In this week’s roundup Kara Walker sources work from Harper’s, Cindy Sherman arrives in San Francisco, several artists address political and aesthetic urgency in Minneapolis, and more.
- Kara Walker‘s series Works from Harper’s Pictorial History of the Civil War (Annotated) is featured in the July 2012 issue of Harper’s Magazine. The series, which was exhibited at the Museum of Modern Art last spring, consists of fifteen lithographs and prints created using enlargements of woodcut prints from the book. Four images, all named after their source images’ captions, are featured: Exodus of Confederates from Atlanta, Cotton Hoards in Southern Swamp, Occupation of Alexandria, and Pack-Mules in the Mountains.
- Robert Adams and An-My Lê are on the shortlist for Prix Pictet. This international photography competition seeks to promote sustainability, and this year’s theme is power. Portfolios tackle subjects such as Lê’s training maneuvers at a Marine Corps Air Ground Combat Center. This work will be part of an exhibition set to open at Saatchi Gallery (London) following the award announcement on October 9.
- Cindy Sherman opened at the San Francisco Museum of Modern Art.
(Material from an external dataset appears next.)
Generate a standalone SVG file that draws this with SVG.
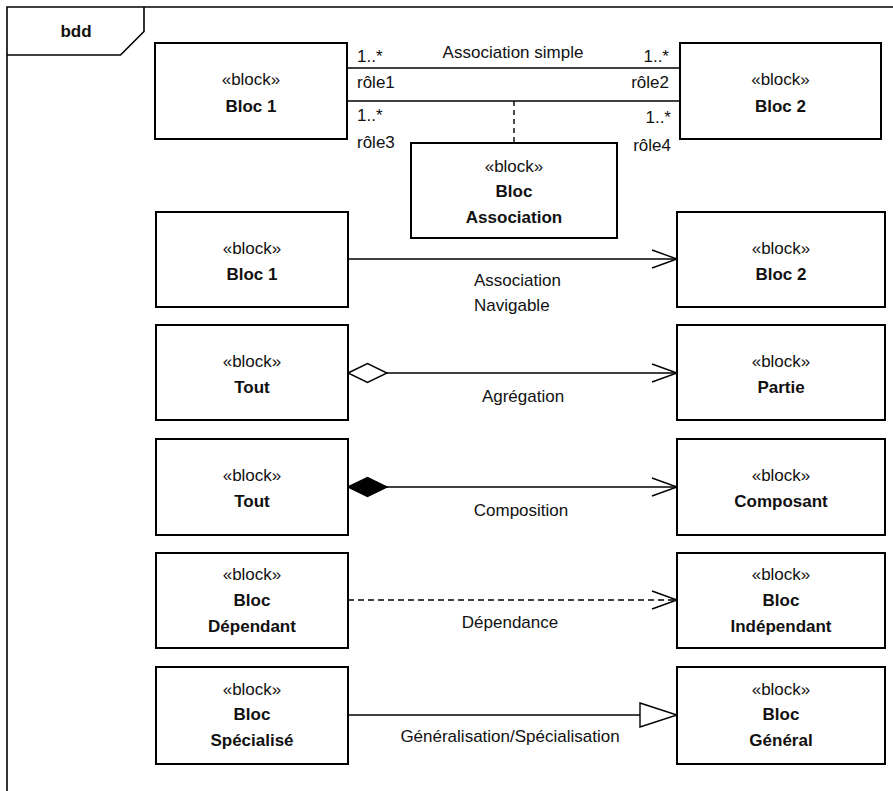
<svg xmlns="http://www.w3.org/2000/svg" width="893" height="791" viewBox="0 0 893 791">
<style>
  text { font-family: "Liberation Sans", Arial, sans-serif; font-size: 17px; fill: #111; }
  .b { font-weight: bold; }
  .c { text-anchor: middle; }
  .e { text-anchor: end; }
  .box { fill: #fff; stroke: #000; stroke-width: 2; }
  .frame { fill: none; stroke: #000; stroke-width: 1.6; }
  .ln { fill: none; stroke: #000; stroke-width: 1.4; }
  .dash { stroke-dasharray: 6 4; }
</style>
<defs>
  <marker id="open" markerUnits="userSpaceOnUse" markerWidth="28" markerHeight="22" refX="25" refY="10" orient="auto" overflow="visible">
    <path d="M0,1 L25,10 L0,19" fill="none" stroke="#000" stroke-width="1.4"/>
  </marker>
  <marker id="hdiam" markerUnits="userSpaceOnUse" markerWidth="42" markerHeight="22" refX="0" refY="10" orient="auto" overflow="visible">
    <path d="M0,10 L19.5,0.5 L39,10 L19.5,19.5 Z" fill="#fff" stroke="#000" stroke-width="1.4"/>
  </marker>
  <marker id="fdiam" markerUnits="userSpaceOnUse" markerWidth="42" markerHeight="22" refX="0" refY="10" orient="auto" overflow="visible">
    <path d="M0,10 L19.5,0.5 L39,10 L19.5,19.5 Z" fill="#000" stroke="#000" stroke-width="1.4"/>
  </marker>
  <marker id="tri" markerUnits="userSpaceOnUse" markerWidth="40" markerHeight="28" refX="37" refY="12" orient="auto" overflow="visible">
    <path d="M0,0 L37,12 L0,24 Z" fill="#fff" stroke="#000" stroke-width="1.4"/>
  </marker>
</defs>

<g id="frame">
  <path class="frame" d="M7,791 L7,7 L893,7"/>
  <path class="frame" d="M7,55 L120.5,55 L144,31.5 L144,7"/>
  <text class="b c" x="76" y="37">bdd</text>
</g>

<g id="connectors">
  <line class="ln" x1="347" y1="68" x2="680" y2="68"/>
  <line class="ln" x1="347" y1="101" x2="680" y2="101"/>
  <line class="ln dash" x1="514" y1="101" x2="514" y2="143" style="stroke-dasharray:5 4"/>
  <line class="ln" x1="348" y1="259" x2="677" y2="259" marker-end="url(#open)"/>
  <line class="ln" x1="348" y1="373" x2="677" y2="373" marker-start="url(#hdiam)" marker-end="url(#open)"/>
  <line class="ln" x1="348" y1="487" x2="677" y2="487" marker-start="url(#fdiam)" marker-end="url(#open)"/>
  <line class="ln dash" x1="348" y1="600" x2="677" y2="600" marker-end="url(#open)"/>
  <line class="ln" x1="348" y1="715" x2="677" y2="715" marker-end="url(#tri)"/>
</g>

<g id="labels">
  <text class="c" x="513" y="58">Association simple</text>
  <text x="357" y="61.5">1..*</text>
  <text x="357" y="88">rôle1</text>
  <text class="e" x="669" y="61.5">1..*</text>
  <text class="e" x="669" y="88">rôle2</text>
  <text x="357" y="121">1..*</text>
  <text x="357" y="148">rôle3</text>
  <text class="e" x="671" y="123">1..*</text>
  <text class="e" x="671" y="150.5">rôle4</text>
  <text x="474" y="285.5">Association</text>
  <text x="474" y="311">Navigable</text>
  <text class="c" x="523" y="401.5">Agrégation</text>
  <text class="c" x="521" y="516">Composition</text>
  <text class="c" x="510" y="627.5">Dépendance</text>
  <text class="c" x="510" y="742">Généralisation/Spécialisation</text>
</g>

<g id="bloc1-top">
  <rect class="box" x="155" y="43" width="192" height="96"/>
  <text class="c" x="251" y="85">«block»</text>
  <text class="b c" x="251" y="111.5">Bloc 1</text>
</g>
<g id="bloc2-top">
  <rect class="box" x="680" y="43" width="201" height="96"/>
  <text class="c" x="780.5" y="85">«block»</text>
  <text class="b c" x="780.5" y="111.5">Bloc 2</text>
</g>
<g id="bloc-association">
  <rect class="box" x="411" y="143" width="206" height="95"/>
  <text class="c" x="514" y="171.5">«block»</text>
  <text class="b c" x="514" y="196.5">Bloc</text>
  <text class="b c" x="514" y="222.5">Association</text>
</g>

<g id="bloc1-nav">
  <rect class="box" x="156" y="212" width="192" height="95"/>
  <text class="c" x="252" y="253.5">«block»</text>
  <text class="b c" x="252" y="279.5">Bloc 1</text>
</g>
<g id="bloc2-nav">
  <rect class="box" x="677" y="212" width="208" height="95"/>
  <text class="c" x="781" y="253.5">«block»</text>
  <text class="b c" x="781" y="279.5">Bloc 2</text>
</g>

<g id="tout-agr">
  <rect class="box" x="156" y="325" width="192" height="95"/>
  <text class="c" x="252" y="366.5">«block»</text>
  <text class="b c" x="252" y="392.5">Tout</text>
</g>
<g id="partie">
  <rect class="box" x="677" y="325" width="208" height="95"/>
  <text class="c" x="781" y="366.5">«block»</text>
  <text class="b c" x="781" y="392.5">Partie</text>
</g>

<g id="tout-comp">
  <rect class="box" x="156" y="439" width="192" height="96"/>
  <text class="c" x="252" y="481">«block»</text>
  <text class="b c" x="252" y="507">Tout</text>
</g>
<g id="composant">
  <rect class="box" x="677" y="439" width="208" height="96"/>
  <text class="c" x="781" y="481">«block»</text>
  <text class="b c" x="781" y="507">Composant</text>
</g>

<g id="bloc-dependant">
  <rect class="box" x="156" y="553" width="192" height="95"/>
  <text class="c" x="252" y="580">«block»</text>
  <text class="b c" x="252" y="605.5">Bloc</text>
  <text class="b c" x="252" y="631.5">Dépendant</text>
</g>
<g id="bloc-independant">
  <rect class="box" x="677" y="553" width="208" height="95"/>
  <text class="c" x="781" y="580">«block»</text>
  <text class="b c" x="781" y="605.5">Bloc</text>
  <text class="b c" x="781" y="631.5">Indépendant</text>
</g>

<g id="bloc-specialise">
  <rect class="box" x="156" y="667" width="192" height="97"/>
  <text class="c" x="252" y="694.5">«block»</text>
  <text class="b c" x="252" y="720">Bloc</text>
  <text class="b c" x="252" y="746">Spécialisé</text>
</g>
<g id="bloc-general">
  <rect class="box" x="677" y="667" width="208" height="97"/>
  <text class="c" x="781" y="694.5">«block»</text>
  <text class="b c" x="781" y="720">Bloc</text>
  <text class="b c" x="781" y="746">Général</text>
</g>
</svg>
In the exhibition Cindy Sherman draws from many sources and she has produced series of works – consistently untitled – known by nicknames such as “head shots,” “clowns,” “centerfolds” and “society pictures.” In the process, she has taken the artifice of photography to new levels of scale, complexity and intensity. The show closes October 8.
- Gabriel Orozco: Asterisms is at the Deutsche Guggenheim (Berlin). In this show, Gabriel Orozco created sculptural and photographic installations comprising thousands of items of detritus the artist has gathered at two sites—a playing field near his home in New York and a protected coastal biosphere in Baja California Sur, Mexico, that is also the repository for flows of industrial and commercial waste from across the Pacific Ocean. This exhibition is on view through October 21. A video about the show is online.
- Check out this video about the making of Color Jam 2012 by Jessica Stockholder.
- Mary Heilmann, Mike Kelley, Allan McCollum, Raymond Pettibon, Martin Puryear, Jenny Holzer, Alfredo Jaar, Barbara Kruger, Carrie Mae Weems, Krzystof Wodiczko, Jeff Koons, Laurie Simmons and many more artists have work on view at the Walker Art Center (Minneapolis). This Will Have Been: Art, Love & Politics in the 1980s presents a “vivid portrait of artists struggling with their wants, needs, and desires in an era of political and aesthetic urgency – and situates our contemporary moment within the history of art of the recent past.” When this show ends on September 30 the next stop is the Institute of Contemporary Art, Boston in October.
- Yinka Shonibare, MBE is showing his work The Crowning in Luxe: mode d’emploi, an exhibition at Passage De Retz (Paris). The exhibition seeks to draw upon multiple tracks. It convenes works and documents, archives of all kinds as well as luxury items. The exhibition runs through September 16.
- Kiki Smith and Valerie Hammond contributed to Streaming Spirits –twelve prints inspired by attempts to capture spirits and ghosts on film. The show is on view at SCAD Lacoste (France) and takes inspiration from the 19th-century “spirit photography.” These hauntingly beautiful works on paper utilize a variety of printmaking techniques as the medium through which to capture manifestations of the self–what master printer and SCAD Atlanta Printmaking Chair Robert Brown describes as “loose interpretations of the meta-real.” This work is on view through September 1.
- Kimsooja: A Needle Woman premiered at Miami Art Museum. Kimsooja‘s work in this show consists of an eight-channel video installation set in the densely-populated centers of Cairo, Delhi, Lagos, London, Mexico City, New York, Shanghai, and Tokyo. In each projection, a lone figure stands utterly motionless with her back to the camera, immersed amid a torrent of pedestrians. This exhibition closes August 26.
- Shana Moulton, Kalup Linzy and Charles Atlas have work in Dirty Looks, a month-long series of queer interventions in New York City spaces. Over the course of July, the artists’ films and videos will appear in these queer social spaces and former sites of queer sociality (like shuttered bars, bathhouses and former meeting zones). A new piece appears in a different setting on each night of July.